YOUR INSTRUCTIONS – Retype the complete listing exactly as it appears.
§ §
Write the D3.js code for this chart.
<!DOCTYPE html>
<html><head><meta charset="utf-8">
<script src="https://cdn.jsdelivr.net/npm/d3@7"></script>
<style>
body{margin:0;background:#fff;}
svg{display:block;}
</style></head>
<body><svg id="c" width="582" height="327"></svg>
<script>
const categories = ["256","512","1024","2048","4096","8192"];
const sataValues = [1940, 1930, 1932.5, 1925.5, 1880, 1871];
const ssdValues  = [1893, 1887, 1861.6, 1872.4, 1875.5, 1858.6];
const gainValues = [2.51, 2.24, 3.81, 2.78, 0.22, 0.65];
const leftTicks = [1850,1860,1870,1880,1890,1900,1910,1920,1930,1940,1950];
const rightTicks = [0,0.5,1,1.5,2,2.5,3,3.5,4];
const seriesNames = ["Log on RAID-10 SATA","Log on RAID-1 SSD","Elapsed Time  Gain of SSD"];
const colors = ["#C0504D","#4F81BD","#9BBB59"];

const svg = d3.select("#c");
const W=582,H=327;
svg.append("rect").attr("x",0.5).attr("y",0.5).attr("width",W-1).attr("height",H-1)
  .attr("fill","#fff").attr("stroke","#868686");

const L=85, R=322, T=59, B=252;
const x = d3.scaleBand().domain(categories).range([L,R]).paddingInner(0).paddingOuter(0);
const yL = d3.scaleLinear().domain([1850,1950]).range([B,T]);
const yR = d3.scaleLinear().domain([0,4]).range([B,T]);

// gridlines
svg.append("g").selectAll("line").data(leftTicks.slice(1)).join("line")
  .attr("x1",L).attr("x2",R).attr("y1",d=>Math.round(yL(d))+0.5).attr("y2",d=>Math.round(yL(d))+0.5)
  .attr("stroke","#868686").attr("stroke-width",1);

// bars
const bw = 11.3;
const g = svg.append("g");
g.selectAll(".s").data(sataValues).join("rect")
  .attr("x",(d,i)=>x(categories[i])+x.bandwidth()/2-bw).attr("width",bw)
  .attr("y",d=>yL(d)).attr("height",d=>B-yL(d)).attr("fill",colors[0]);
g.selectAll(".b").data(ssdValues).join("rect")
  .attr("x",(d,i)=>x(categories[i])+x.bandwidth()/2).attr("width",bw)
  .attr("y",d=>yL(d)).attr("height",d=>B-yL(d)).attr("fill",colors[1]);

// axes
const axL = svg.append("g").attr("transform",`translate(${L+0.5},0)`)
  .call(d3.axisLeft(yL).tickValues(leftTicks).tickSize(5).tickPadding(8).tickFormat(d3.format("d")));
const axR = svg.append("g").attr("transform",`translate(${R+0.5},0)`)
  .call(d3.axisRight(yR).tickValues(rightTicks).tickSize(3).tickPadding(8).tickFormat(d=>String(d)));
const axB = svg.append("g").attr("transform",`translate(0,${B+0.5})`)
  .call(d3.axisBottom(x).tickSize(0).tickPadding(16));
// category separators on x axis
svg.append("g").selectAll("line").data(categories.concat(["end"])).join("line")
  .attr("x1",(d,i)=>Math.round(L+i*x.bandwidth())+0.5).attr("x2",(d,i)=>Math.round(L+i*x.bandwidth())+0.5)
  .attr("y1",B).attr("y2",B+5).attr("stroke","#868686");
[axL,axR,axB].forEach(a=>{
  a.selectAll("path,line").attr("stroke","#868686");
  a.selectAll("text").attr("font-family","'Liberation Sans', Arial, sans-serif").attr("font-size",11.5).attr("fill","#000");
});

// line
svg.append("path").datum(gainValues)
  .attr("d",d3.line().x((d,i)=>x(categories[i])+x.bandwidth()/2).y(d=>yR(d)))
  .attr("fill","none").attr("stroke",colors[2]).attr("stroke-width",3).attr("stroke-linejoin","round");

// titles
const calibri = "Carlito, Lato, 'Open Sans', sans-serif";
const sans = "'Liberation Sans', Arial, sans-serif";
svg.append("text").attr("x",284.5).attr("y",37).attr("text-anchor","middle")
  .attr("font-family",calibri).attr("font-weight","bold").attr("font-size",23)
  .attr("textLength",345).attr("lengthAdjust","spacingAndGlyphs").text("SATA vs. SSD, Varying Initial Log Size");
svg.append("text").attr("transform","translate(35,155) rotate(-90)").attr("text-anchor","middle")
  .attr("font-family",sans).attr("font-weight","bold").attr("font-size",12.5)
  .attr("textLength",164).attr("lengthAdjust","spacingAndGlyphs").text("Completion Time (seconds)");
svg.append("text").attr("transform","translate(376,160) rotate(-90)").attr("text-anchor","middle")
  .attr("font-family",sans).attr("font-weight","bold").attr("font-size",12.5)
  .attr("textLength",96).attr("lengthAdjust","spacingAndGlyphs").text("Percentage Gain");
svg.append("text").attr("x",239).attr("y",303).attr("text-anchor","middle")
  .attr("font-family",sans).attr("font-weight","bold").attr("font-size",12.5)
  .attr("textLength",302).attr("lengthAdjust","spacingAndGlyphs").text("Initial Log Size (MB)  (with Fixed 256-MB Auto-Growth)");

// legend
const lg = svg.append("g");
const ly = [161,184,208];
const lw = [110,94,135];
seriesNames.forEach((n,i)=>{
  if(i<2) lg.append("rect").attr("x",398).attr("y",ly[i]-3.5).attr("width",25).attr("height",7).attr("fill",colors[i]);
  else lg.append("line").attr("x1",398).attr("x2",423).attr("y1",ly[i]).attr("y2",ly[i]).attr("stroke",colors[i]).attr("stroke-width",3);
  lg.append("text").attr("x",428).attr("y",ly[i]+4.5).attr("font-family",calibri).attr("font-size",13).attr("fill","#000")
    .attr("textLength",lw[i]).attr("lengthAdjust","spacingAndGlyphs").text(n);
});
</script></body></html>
§ §
COMPLETE OUTPUT –
Write the D3.js code for this chart.
<!DOCTYPE html>
<html><head><meta charset="utf-8">
<script src="https://cdn.jsdelivr.net/npm/d3@7"></script>
<style>
body{margin:0;background:#fff;}
svg{display:block;}
</style></head>
<body><svg id="c" width="582" height="327"></svg>
<script>
const categories = ["256","512","1024","2048","4096","8192"];
const sataValues = [1940, 1930, 1932.5, 1925.5, 1880, 1871];
const ssdValues  = [1893, 1887, 1861.6, 1872.4, 1875.5, 1858.6];
const gainValues = [2.51, 2.24, 3.81, 2.78, 0.22, 0.65];
const leftTicks = [1850,1860,1870,1880,1890,1900,1910,1920,1930,1940,1950];
const rightTicks = [0,0.5,1,1.5,2,2.5,3,3.5,4];
const seriesNames = ["Log on RAID-10 SATA","Log on RAID-1 SSD","Elapsed Time  Gain of SSD"];
const colors = ["#C0504D","#4F81BD","#9BBB59"];

const svg = d3.select("#c");
const W=582,H=327;
svg.append("rect").attr("x",0.5).attr("y",0.5).attr("width",W-1).attr("height",H-1)
  .attr("fill","#fff").attr("stroke","#868686");

const L=85, R=322, T=59, B=252;
const x = d3.scaleBand().domain(categories).range([L,R]).paddingInner(0).paddingOuter(0);
const yL = d3.scaleLinear().domain([1850,1950]).range([B,T]);
const yR = d3.scaleLinear().domain([0,4]).range([B,T]);

// gridlines
svg.append("g").selectAll("line").data(leftTicks.slice(1)).join("line")
  .attr("x1",L).attr("x2",R).attr("y1",d=>Math.round(yL(d))+0.5).attr("y2",d=>Math.round(yL(d))+0.5)
  .attr("stroke","#868686").attr("stroke-width",1);

// bars
const bw = 11.3;
const g = svg.append("g");
g.selectAll(".s").data(sataValues).join("rect")
  .attr("x",(d,i)=>x(categories[i])+x.bandwidth()/2-bw).attr("width",bw)
  .attr("y",d=>yL(d)).attr("height",d=>B-yL(d)).attr("fill",colors[0]);
g.selectAll(".b").data(ssdValues).join("rect")
  .attr("x",(d,i)=>x(categories[i])+x.bandwidth()/2).attr("width",bw)
  .attr("y",d=>yL(d)).attr("height",d=>B-yL(d)).attr("fill",colors[1]);

// axes
const axL = svg.append("g").attr("transform",`translate(${L+0.5},0)`)
  .call(d3.axisLeft(yL).tickValues(leftTicks).tickSize(5).tickPadding(8).tickFormat(d3.format("d")));
const axR = svg.append("g").attr("transform",`translate(${R+0.5},0)`)
  .call(d3.axisRight(yR).tickValues(rightTicks).tickSize(3).tickPadding(8).tickFormat(d=>String(d)));
const axB = svg.append("g").attr("transform",`translate(0,${B+0.5})`)
  .call(d3.axisBottom(x).tickSize(0).tickPadding(16));
// category separators on x axis
svg.append("g").selectAll("line").data(categories.concat(["end"])).join("line")
  .attr("x1",(d,i)=>Math.round(L+i*x.bandwidth())+0.5).attr("x2",(d,i)=>Math.round(L+i*x.bandwidth())+0.5)
  .attr("y1",B).attr("y2",B+5).attr("stroke","#868686");
[axL,axR,axB].forEach(a=>{
  a.selectAll("path,line").attr("stroke","#868686");
  a.selectAll("text").attr("font-family","'Liberation Sans', Arial, sans-serif").attr("font-size",11.5).attr("fill","#000");
});

// line
svg.append("path").datum(gainValues)
  .attr("d",d3.line().x((d,i)=>x(categories[i])+x.bandwidth()/2).y(d=>yR(d)))
  .attr("fill","none").attr("stroke",colors[2]).attr("stroke-width",3).attr("stroke-linejoin","round");

// titles
const calibri = "Carlito, Lato, 'Open Sans', sans-serif";
const sans = "'Liberation Sans', Arial, sans-serif";
svg.append("text").attr("x",284.5).attr("y",37).attr("text-anchor","middle")
  .attr("font-family",calibri).attr("font-weight","bold").attr("font-size",23)
  .attr("textLength",345).attr("lengthAdjust","spacingAndGlyphs").text("SATA vs. SSD, Varying Initial Log Size");
svg.append("text").attr("transform","translate(35,155) rotate(-90)").attr("text-anchor","middle")
  .attr("font-family",sans).attr("font-weight","bold").attr("font-size",12.5)
  .attr("textLength",164).attr("lengthAdjust","spacingAndGlyphs").text("Completion Time (seconds)");
svg.append("text").attr("transform","translate(376,160) rotate(-90)").attr("text-anchor","middle")
  .attr("font-family",sans).attr("font-weight","bold").attr("font-size",12.5)
  .attr("textLength",96).attr("lengthAdjust","spacingAndGlyphs").text("Percentage Gain");
svg.append("text").attr("x",239).attr("y",303).attr("text-anchor","middle")
  .attr("font-family",sans).attr("font-weight","bold").attr("font-size",12.5)
  .attr("textLength",302).attr("lengthAdjust","spacingAndGlyphs").text("Initial Log Size (MB)  (with Fixed 256-MB Auto-Growth)");

// legend
const lg = svg.append("g");
const ly = [161,184,208];
const lw = [110,94,135];
seriesNames.forEach((n,i)=>{
  if(i<2) lg.append("rect").attr("x",398).attr("y",ly[i]-3.5).attr("width",25).attr("height",7).attr("fill",colors[i]);
  else lg.append("line").attr("x1",398).attr("x2",423).attr("y1",ly[i]).attr("y2",ly[i]).attr("stroke",colors[i]).attr("stroke-width",3);
  lg.append("text").attr("x",428).attr("y",ly[i]+4.5).attr("font-family",calibri).attr("font-size",13).attr("fill","#000")
    .attr("textLength",lw[i]).attr("lengthAdjust","spacingAndGlyphs").text(n);
});
</script></body></html>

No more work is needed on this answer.